Collected data:

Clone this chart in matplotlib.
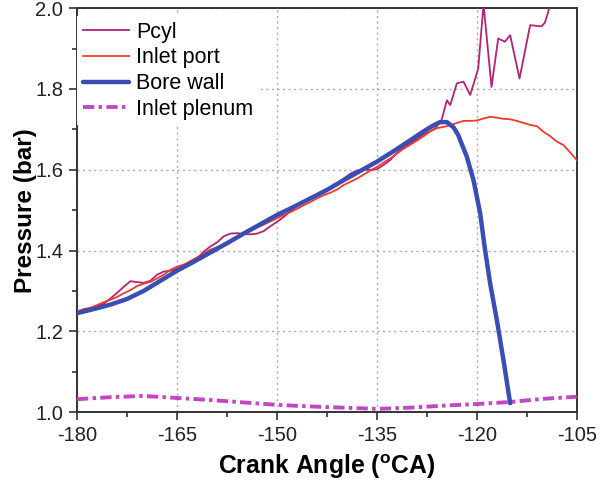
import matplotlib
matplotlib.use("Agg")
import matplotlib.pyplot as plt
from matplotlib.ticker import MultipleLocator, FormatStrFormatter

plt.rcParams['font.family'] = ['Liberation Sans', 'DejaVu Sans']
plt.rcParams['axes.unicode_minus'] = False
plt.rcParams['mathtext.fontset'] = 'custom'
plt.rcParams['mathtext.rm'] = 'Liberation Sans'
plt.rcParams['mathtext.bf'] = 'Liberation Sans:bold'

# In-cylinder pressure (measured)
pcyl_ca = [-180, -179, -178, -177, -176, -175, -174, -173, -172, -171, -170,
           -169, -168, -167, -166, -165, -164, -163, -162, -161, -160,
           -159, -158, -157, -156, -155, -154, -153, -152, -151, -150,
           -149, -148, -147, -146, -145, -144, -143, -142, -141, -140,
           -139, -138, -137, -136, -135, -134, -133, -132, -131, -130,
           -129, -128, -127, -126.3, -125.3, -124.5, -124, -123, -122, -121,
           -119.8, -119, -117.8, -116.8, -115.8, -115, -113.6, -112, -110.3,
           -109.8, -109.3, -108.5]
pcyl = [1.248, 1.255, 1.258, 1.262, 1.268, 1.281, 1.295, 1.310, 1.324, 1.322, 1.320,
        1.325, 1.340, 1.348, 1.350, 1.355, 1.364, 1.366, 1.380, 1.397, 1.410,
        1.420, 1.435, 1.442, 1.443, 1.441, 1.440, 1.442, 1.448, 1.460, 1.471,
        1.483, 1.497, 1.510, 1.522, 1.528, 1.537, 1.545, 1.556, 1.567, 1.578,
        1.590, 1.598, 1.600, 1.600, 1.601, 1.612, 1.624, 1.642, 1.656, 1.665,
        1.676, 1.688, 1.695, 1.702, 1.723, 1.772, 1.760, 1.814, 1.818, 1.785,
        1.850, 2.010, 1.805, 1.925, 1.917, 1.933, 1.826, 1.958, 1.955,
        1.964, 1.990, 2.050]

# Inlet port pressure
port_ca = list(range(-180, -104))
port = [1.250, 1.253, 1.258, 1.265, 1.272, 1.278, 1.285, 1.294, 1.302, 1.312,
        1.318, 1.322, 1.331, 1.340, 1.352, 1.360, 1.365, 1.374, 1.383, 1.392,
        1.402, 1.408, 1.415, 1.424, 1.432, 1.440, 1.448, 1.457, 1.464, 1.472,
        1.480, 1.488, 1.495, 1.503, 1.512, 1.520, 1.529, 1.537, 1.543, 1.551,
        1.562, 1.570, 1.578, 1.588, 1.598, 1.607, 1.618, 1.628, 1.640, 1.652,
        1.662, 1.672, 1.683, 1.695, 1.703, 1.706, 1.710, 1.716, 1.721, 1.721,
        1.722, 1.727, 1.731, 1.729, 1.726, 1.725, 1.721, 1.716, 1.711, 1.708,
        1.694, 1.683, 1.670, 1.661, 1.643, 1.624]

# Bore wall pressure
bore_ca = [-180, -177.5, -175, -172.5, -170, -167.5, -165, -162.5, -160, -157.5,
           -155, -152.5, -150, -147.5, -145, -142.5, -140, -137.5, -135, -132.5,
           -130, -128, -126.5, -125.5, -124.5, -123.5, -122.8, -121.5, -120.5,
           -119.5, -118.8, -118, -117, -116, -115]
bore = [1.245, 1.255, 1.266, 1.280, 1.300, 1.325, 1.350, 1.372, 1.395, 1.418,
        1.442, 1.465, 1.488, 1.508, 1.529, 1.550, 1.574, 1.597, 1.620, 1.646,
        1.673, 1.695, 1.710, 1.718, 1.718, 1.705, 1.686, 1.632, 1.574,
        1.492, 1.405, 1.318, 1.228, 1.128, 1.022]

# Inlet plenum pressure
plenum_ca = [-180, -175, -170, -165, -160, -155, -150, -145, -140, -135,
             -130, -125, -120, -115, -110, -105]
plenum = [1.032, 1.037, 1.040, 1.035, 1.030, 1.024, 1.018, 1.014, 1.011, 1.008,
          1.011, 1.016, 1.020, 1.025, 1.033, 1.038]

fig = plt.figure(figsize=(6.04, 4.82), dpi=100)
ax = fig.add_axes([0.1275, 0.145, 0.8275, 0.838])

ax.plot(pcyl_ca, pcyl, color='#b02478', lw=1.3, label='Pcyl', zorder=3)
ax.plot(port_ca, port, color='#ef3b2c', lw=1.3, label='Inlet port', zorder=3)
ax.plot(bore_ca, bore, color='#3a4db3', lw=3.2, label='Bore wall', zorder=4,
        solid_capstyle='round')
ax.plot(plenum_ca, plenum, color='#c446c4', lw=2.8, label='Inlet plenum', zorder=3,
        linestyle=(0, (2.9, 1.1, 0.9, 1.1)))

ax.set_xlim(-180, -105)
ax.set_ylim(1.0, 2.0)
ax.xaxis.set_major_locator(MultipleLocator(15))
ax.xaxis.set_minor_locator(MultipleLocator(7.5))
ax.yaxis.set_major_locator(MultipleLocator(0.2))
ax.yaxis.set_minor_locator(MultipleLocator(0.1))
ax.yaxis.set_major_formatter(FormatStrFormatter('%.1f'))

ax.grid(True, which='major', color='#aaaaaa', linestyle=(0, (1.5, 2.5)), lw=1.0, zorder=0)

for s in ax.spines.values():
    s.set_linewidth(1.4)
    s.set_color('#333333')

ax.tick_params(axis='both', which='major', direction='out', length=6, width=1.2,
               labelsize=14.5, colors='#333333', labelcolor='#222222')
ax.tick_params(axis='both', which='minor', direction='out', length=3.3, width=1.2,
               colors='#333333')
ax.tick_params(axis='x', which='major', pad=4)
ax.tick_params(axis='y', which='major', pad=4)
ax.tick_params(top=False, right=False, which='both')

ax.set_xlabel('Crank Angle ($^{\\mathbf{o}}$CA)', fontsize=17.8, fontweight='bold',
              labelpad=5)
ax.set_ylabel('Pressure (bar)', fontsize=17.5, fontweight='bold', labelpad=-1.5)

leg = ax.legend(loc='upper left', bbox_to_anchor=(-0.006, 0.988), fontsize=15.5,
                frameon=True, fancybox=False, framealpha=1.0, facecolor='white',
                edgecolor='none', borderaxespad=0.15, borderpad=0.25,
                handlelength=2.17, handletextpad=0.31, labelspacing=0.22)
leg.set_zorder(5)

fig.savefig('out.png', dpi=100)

Task objective:
Copy the listing over exactly, skipping the pictures it holds.

Task output:
Clone this chart in matplotlib.
import matplotlib
matplotlib.use("Agg")
import matplotlib.pyplot as plt
from matplotlib.ticker import MultipleLocator, FormatStrFormatter

plt.rcParams['font.family'] = ['Liberation Sans', 'DejaVu Sans']
plt.rcParams['axes.unicode_minus'] = False
plt.rcParams['mathtext.fontset'] = 'custom'
plt.rcParams['mathtext.rm'] = 'Liberation Sans'
plt.rcParams['mathtext.bf'] = 'Liberation Sans:bold'

# In-cylinder pressure (measured)
pcyl_ca = [-180, -179, -178, -177, -176, -175, -174, -173, -172, -171, -170,
           -169, -168, -167, -166, -165, -164, -163, -162, -161, -160,
           -159, -158, -157, -156, -155, -154, -153, -152, -151, -150,
           -149, -148, -147, -146, -145, -144, -143, -142, -141, -140,
           -139, -138, -137, -136, -135, -134, -133, -132, -131, -130,
           -129, -128, -127, -126.3, -125.3, -124.5, -124, -123, -122, -121,
           -119.8, -119, -117.8, -116.8, -115.8, -115, -113.6, -112, -110.3,
           -109.8, -109.3, -108.5]
pcyl = [1.248, 1.255, 1.258, 1.262, 1.268, 1.281, 1.295, 1.310, 1.324, 1.322, 1.320,
        1.325, 1.340, 1.348, 1.350, 1.355, 1.364, 1.366, 1.380, 1.397, 1.410,
        1.420, 1.435, 1.442, 1.443, 1.441, 1.440, 1.442, 1.448, 1.460, 1.471,
        1.483, 1.497, 1.510, 1.522, 1.528, 1.537, 1.545, 1.556, 1.567, 1.578,
        1.590, 1.598, 1.600, 1.600, 1.601, 1.612, 1.624, 1.642, 1.656, 1.665,
        1.676, 1.688, 1.695, 1.702, 1.723, 1.772, 1.760, 1.814, 1.818, 1.785,
        1.850, 2.010, 1.805, 1.925, 1.917, 1.933, 1.826, 1.958, 1.955,
        1.964, 1.990, 2.050]

# Inlet port pressure
port_ca = list(range(-180, -104))
port = [1.250, 1.253, 1.258, 1.265, 1.272, 1.278, 1.285, 1.294, 1.302, 1.312,
        1.318, 1.322, 1.331, 1.340, 1.352, 1.360, 1.365, 1.374, 1.383, 1.392,
        1.402, 1.408, 1.415, 1.424, 1.432, 1.440, 1.448, 1.457, 1.464, 1.472,
        1.480, 1.488, 1.495, 1.503, 1.512, 1.520, 1.529, 1.537, 1.543, 1.551,
        1.562, 1.570, 1.578, 1.588, 1.598, 1.607, 1.618, 1.628, 1.640, 1.652,
        1.662, 1.672, 1.683, 1.695, 1.703, 1.706, 1.710, 1.716, 1.721, 1.721,
        1.722, 1.727, 1.731, 1.729, 1.726, 1.725, 1.721, 1.716, 1.711, 1.708,
        1.694, 1.683, 1.670, 1.661, 1.643, 1.624]

# Bore wall pressure
bore_ca = [-180, -177.5, -175, -172.5, -170, -167.5, -165, -162.5, -160, -157.5,
           -155, -152.5, -150, -147.5, -145, -142.5, -140, -137.5, -135, -132.5,
           -130, -128, -126.5, -125.5, -124.5, -123.5, -122.8, -121.5, -120.5,
           -119.5, -118.8, -118, -117, -116, -115]
bore = [1.245, 1.255, 1.266, 1.280, 1.300, 1.325, 1.350, 1.372, 1.395, 1.418,
        1.442, 1.465, 1.488, 1.508, 1.529, 1.550, 1.574, 1.597, 1.620, 1.646,
        1.673, 1.695, 1.710, 1.718, 1.718, 1.705, 1.686, 1.632, 1.574,
        1.492, 1.405, 1.318, 1.228, 1.128, 1.022]

# Inlet plenum pressure
plenum_ca = [-180, -175, -170, -165, -160, -155, -150, -145, -140, -135,
             -130, -125, -120, -115, -110, -105]
plenum = [1.032, 1.037, 1.040, 1.035, 1.030, 1.024, 1.018, 1.014, 1.011, 1.008,
          1.011, 1.016, 1.020, 1.025, 1.033, 1.038]

fig = plt.figure(figsize=(6.04, 4.82), dpi=100)
ax = fig.add_axes([0.1275, 0.145, 0.8275, 0.838])

ax.plot(pcyl_ca, pcyl, color='#b02478', lw=1.3, label='Pcyl', zorder=3)
ax.plot(port_ca, port, color='#ef3b2c', lw=1.3, label='Inlet port', zorder=3)
ax.plot(bore_ca, bore, color='#3a4db3', lw=3.2, label='Bore wall', zorder=4,
        solid_capstyle='round')
ax.plot(plenum_ca, plenum, color='#c446c4', lw=2.8, label='Inlet plenum', zorder=3,
        linestyle=(0, (2.9, 1.1, 0.9, 1.1)))

ax.set_xlim(-180, -105)
ax.set_ylim(1.0, 2.0)
ax.xaxis.set_major_locator(MultipleLocator(15))
ax.xaxis.set_minor_locator(MultipleLocator(7.5))
ax.yaxis.set_major_locator(MultipleLocator(0.2))
ax.yaxis.set_minor_locator(MultipleLocator(0.1))
ax.yaxis.set_major_formatter(FormatStrFormatter('%.1f'))

ax.grid(True, which='major', color='#aaaaaa', linestyle=(0, (1.5, 2.5)), lw=1.0, zorder=0)

for s in ax.spines.values():
    s.set_linewidth(1.4)
    s.set_color('#333333')

ax.tick_params(axis='both', which='major', direction='out', length=6, width=1.2,
               labelsize=14.5, colors='#333333', labelcolor='#222222')
ax.tick_params(axis='both', which='minor', direction='out', length=3.3, width=1.2,
               colors='#333333')
ax.tick_params(axis='x', which='major', pad=4)
ax.tick_params(axis='y', which='major', pad=4)
ax.tick_params(top=False, right=False, which='both')

ax.set_xlabel('Crank Angle ($^{\\mathbf{o}}$CA)', fontsize=17.8, fontweight='bold',
              labelpad=5)
ax.set_ylabel('Pressure (bar)', fontsize=17.5, fontweight='bold', labelpad=-1.5)

leg = ax.legend(loc='upper left', bbox_to_anchor=(-0.006, 0.988), fontsize=15.5,
                frameon=True, fancybox=False, framealpha=1.0, facecolor='white',
                edgecolor='none', borderaxespad=0.15, borderpad=0.25,
                handlelength=2.17, handletextpad=0.31, labelspacing=0.22)
leg.set_zorder(5)

fig.savefig('out.png', dpi=100)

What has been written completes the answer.